-------- Information shown --------
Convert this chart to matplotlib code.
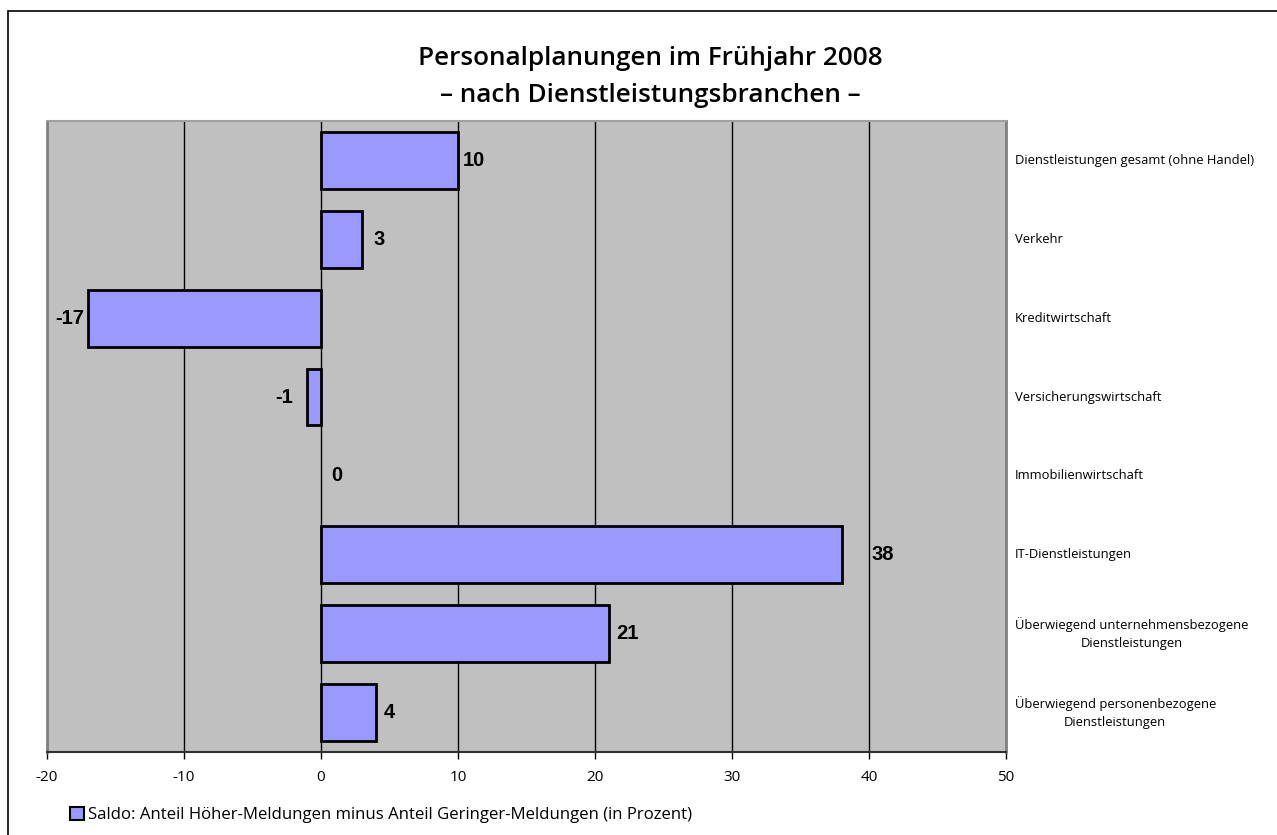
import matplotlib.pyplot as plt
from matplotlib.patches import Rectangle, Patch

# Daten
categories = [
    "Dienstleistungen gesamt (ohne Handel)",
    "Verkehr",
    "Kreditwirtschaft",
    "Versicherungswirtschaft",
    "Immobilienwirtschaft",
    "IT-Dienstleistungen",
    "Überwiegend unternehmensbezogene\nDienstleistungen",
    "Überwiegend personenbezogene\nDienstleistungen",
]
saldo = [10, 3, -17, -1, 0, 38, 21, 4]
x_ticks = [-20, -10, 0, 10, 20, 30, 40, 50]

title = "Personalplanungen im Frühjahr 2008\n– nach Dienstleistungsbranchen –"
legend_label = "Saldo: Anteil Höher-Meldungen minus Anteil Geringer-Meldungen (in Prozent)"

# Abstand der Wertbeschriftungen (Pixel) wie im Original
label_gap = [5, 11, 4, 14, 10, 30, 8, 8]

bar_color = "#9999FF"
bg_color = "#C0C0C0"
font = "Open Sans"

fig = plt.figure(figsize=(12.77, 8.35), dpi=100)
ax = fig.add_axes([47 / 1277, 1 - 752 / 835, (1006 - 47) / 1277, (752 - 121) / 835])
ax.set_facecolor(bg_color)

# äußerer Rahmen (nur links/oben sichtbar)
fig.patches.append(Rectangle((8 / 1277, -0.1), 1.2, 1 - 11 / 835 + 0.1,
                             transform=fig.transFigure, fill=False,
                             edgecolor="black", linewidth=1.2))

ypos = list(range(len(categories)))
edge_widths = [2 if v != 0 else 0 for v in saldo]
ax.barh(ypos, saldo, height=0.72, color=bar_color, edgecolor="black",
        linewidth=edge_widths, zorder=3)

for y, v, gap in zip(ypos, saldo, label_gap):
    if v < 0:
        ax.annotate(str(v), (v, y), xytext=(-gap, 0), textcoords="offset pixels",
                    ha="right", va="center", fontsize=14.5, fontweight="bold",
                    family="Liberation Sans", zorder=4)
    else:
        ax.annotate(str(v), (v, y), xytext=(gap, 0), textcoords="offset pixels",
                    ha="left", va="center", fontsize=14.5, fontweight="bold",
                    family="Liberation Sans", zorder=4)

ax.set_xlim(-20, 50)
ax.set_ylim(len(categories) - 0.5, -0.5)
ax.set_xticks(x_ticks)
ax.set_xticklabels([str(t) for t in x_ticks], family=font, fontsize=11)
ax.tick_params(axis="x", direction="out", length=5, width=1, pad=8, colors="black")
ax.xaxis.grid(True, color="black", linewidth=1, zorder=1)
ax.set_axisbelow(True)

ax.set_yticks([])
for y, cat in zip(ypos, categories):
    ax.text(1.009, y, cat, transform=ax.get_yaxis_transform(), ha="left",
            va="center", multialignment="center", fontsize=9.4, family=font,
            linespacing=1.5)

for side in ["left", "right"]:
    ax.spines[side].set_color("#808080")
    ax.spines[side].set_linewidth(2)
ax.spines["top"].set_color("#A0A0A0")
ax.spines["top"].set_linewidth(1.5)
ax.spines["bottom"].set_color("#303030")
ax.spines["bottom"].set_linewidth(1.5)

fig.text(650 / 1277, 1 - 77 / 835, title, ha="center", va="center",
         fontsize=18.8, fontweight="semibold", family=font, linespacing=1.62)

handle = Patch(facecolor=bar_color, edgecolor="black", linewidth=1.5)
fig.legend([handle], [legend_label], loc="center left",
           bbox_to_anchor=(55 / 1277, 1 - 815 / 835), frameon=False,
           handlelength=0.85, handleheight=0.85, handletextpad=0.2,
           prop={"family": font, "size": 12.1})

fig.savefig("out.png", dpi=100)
--------
**Aim:** Repeat the listing above exactly from its first line to the line containing "x_ticks = [-20, -10, 0, 10, 20, 30, 40, 50]", both included, and omit the pictures.

**Output:**
Convert this chart to matplotlib code.
import matplotlib.pyplot as plt
from matplotlib.patches import Rectangle, Patch

# Daten
categories = [
    "Dienstleistungen gesamt (ohne Handel)",
    "Verkehr",
    "Kreditwirtschaft",
    "Versicherungswirtschaft",
    "Immobilienwirtschaft",
    "IT-Dienstleistungen",
    "Überwiegend unternehmensbezogene\nDienstleistungen",
    "Überwiegend personenbezogene\nDienstleistungen",
]
saldo = [10, 3, -17, -1, 0, 38, 21, 4]
x_ticks = [-20, -10, 0, 10, 20, 30, 40, 50]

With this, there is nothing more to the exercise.